<<<<

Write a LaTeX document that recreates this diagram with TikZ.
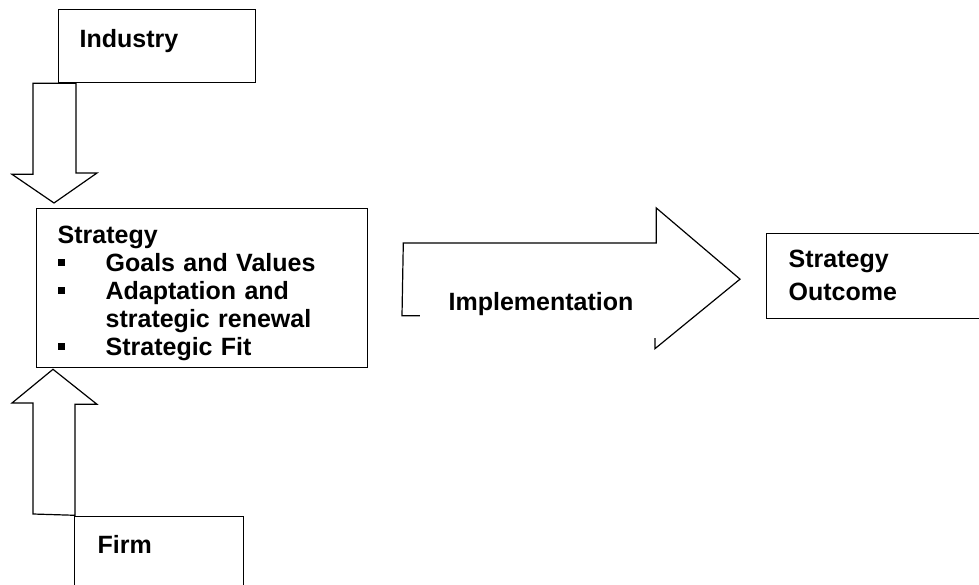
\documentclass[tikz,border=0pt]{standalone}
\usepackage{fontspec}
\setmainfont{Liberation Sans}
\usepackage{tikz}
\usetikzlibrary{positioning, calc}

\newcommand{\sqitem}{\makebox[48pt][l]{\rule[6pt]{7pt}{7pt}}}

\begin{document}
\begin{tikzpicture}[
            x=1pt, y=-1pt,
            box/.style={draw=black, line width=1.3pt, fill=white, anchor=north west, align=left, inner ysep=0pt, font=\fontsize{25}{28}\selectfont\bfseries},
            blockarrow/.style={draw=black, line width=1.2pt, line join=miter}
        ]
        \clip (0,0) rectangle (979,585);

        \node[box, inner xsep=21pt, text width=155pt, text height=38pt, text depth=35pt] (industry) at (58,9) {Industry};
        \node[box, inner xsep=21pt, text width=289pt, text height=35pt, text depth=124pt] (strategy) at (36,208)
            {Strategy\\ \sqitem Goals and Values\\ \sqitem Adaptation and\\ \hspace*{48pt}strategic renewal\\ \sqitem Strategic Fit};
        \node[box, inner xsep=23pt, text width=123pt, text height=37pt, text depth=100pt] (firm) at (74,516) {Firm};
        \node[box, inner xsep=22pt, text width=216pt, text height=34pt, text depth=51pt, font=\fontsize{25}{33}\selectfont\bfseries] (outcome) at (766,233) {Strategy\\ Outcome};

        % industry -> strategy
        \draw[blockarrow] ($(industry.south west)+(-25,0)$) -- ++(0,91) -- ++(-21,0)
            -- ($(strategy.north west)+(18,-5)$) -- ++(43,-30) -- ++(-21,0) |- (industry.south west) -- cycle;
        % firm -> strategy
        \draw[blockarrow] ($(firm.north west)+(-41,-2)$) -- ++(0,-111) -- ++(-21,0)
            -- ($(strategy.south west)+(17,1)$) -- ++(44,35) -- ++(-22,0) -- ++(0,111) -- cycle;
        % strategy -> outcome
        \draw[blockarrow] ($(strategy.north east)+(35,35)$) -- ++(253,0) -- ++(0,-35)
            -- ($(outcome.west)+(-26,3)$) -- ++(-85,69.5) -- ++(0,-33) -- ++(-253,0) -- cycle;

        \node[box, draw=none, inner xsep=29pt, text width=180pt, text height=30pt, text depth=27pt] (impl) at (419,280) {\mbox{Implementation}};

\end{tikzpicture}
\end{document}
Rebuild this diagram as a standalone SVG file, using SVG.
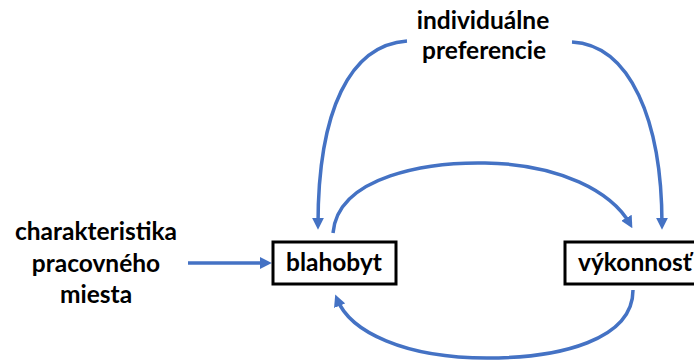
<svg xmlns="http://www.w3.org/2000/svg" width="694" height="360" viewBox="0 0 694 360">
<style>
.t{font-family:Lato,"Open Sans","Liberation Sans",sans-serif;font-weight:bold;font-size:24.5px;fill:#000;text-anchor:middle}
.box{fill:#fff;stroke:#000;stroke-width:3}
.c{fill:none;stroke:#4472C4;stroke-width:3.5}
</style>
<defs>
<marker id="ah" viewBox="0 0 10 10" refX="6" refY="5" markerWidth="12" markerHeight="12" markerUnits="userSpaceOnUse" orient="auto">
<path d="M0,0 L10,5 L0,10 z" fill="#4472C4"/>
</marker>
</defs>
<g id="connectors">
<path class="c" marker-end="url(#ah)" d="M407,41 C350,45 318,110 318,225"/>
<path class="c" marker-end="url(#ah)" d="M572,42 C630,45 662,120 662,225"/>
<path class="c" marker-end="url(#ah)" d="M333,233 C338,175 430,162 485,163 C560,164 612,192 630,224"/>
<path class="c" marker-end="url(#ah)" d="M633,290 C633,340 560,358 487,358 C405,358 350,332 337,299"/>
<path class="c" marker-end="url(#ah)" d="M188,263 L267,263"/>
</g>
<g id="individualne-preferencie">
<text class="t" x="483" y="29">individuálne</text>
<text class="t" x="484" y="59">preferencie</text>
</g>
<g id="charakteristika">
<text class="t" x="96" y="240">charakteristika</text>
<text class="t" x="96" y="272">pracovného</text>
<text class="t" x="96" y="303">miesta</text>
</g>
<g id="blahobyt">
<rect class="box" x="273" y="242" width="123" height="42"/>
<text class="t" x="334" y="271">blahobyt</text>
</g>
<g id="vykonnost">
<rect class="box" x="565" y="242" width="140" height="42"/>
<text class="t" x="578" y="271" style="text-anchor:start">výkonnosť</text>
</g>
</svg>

>>>>

__Your task__: The listing above needs to be output again exactly. Don't include the pictures.

__Result__:
Write a LaTeX document that recreates this diagram with TikZ.
\documentclass[tikz,border=0pt]{standalone}
\usepackage{fontspec}
\setmainfont{Liberation Sans}
\usepackage{tikz}
\usetikzlibrary{positioning, calc}

\newcommand{\sqitem}{\makebox[48pt][l]{\rule[6pt]{7pt}{7pt}}}

\begin{document}
\begin{tikzpicture}[
            x=1pt, y=-1pt,
            box/.style={draw=black, line width=1.3pt, fill=white, anchor=north west, align=left, inner ysep=0pt, font=\fontsize{25}{28}\selectfont\bfseries},
            blockarrow/.style={draw=black, line width=1.2pt, line join=miter}
        ]
        \clip (0,0) rectangle (979,585);

        \node[box, inner xsep=21pt, text width=155pt, text height=38pt, text depth=35pt] (industry) at (58,9) {Industry};
        \node[box, inner xsep=21pt, text width=289pt, text height=35pt, text depth=124pt] (strategy) at (36,208)
            {Strategy\\ \sqitem Goals and Values\\ \sqitem Adaptation and\\ \hspace*{48pt}strategic renewal\\ \sqitem Strategic Fit};
        \node[box, inner xsep=23pt, text width=123pt, text height=37pt, text depth=100pt] (firm) at (74,516) {Firm};
        \node[box, inner xsep=22pt, text width=216pt, text height=34pt, text depth=51pt, font=\fontsize{25}{33}\selectfont\bfseries] (outcome) at (766,233) {Strategy\\ Outcome};

        % industry -> strategy
        \draw[blockarrow] ($(industry.south west)+(-25,0)$) -- ++(0,91) -- ++(-21,0)
            -- ($(strategy.north west)+(18,-5)$) -- ++(43,-30) -- ++(-21,0) |- (industry.south west) -- cycle;
        % firm -> strategy
        \draw[blockarrow] ($(firm.north west)+(-41,-2)$) -- ++(0,-111) -- ++(-21,0)
            -- ($(strategy.south west)+(17,1)$) -- ++(44,35) -- ++(-22,0) -- ++(0,111) -- cycle;
        % strategy -> outcome
        \draw[blockarrow] ($(strategy.north east)+(35,35)$) -- ++(253,0) -- ++(0,-35)
            -- ($(outcome.west)+(-26,3)$) -- ++(-85,69.5) -- ++(0,-33) -- ++(-253,0) -- cycle;

        \node[box, draw=none, inner xsep=29pt, text width=180pt, text height=30pt, text depth=27pt] (impl) at (419,280) {\mbox{Implementation}};

\end{tikzpicture}
\end{document}
Rebuild this diagram as a standalone SVG file, using SVG.
<svg xmlns="http://www.w3.org/2000/svg" width="694" height="360" viewBox="0 0 694 360">
<style>
.t{font-family:Lato,"Open Sans","Liberation Sans",sans-serif;font-weight:bold;font-size:24.5px;fill:#000;text-anchor:middle}
.box{fill:#fff;stroke:#000;stroke-width:3}
.c{fill:none;stroke:#4472C4;stroke-width:3.5}
</style>
<defs>
<marker id="ah" viewBox="0 0 10 10" refX="6" refY="5" markerWidth="12" markerHeight="12" markerUnits="userSpaceOnUse" orient="auto">
<path d="M0,0 L10,5 L0,10 z" fill="#4472C4"/>
</marker>
</defs>
<g id="connectors">
<path class="c" marker-end="url(#ah)" d="M407,41 C350,45 318,110 318,225"/>
<path class="c" marker-end="url(#ah)" d="M572,42 C630,45 662,120 662,225"/>
<path class="c" marker-end="url(#ah)" d="M333,233 C338,175 430,162 485,163 C560,164 612,192 630,224"/>
<path class="c" marker-end="url(#ah)" d="M633,290 C633,340 560,358 487,358 C405,358 350,332 337,299"/>
<path class="c" marker-end="url(#ah)" d="M188,263 L267,263"/>
</g>
<g id="individualne-preferencie">
<text class="t" x="483" y="29">individuálne</text>
<text class="t" x="484" y="59">preferencie</text>
</g>
<g id="charakteristika">
<text class="t" x="96" y="240">charakteristika</text>
<text class="t" x="96" y="272">pracovného</text>
<text class="t" x="96" y="303">miesta</text>
</g>
<g id="blahobyt">
<rect class="box" x="273" y="242" width="123" height="42"/>
<text class="t" x="334" y="271">blahobyt</text>
</g>
<g id="vykonnost">
<rect class="box" x="565" y="242" width="140" height="42"/>
<text class="t" x="578" y="271" style="text-anchor:start">výkonnosť</text>
</g>
</svg>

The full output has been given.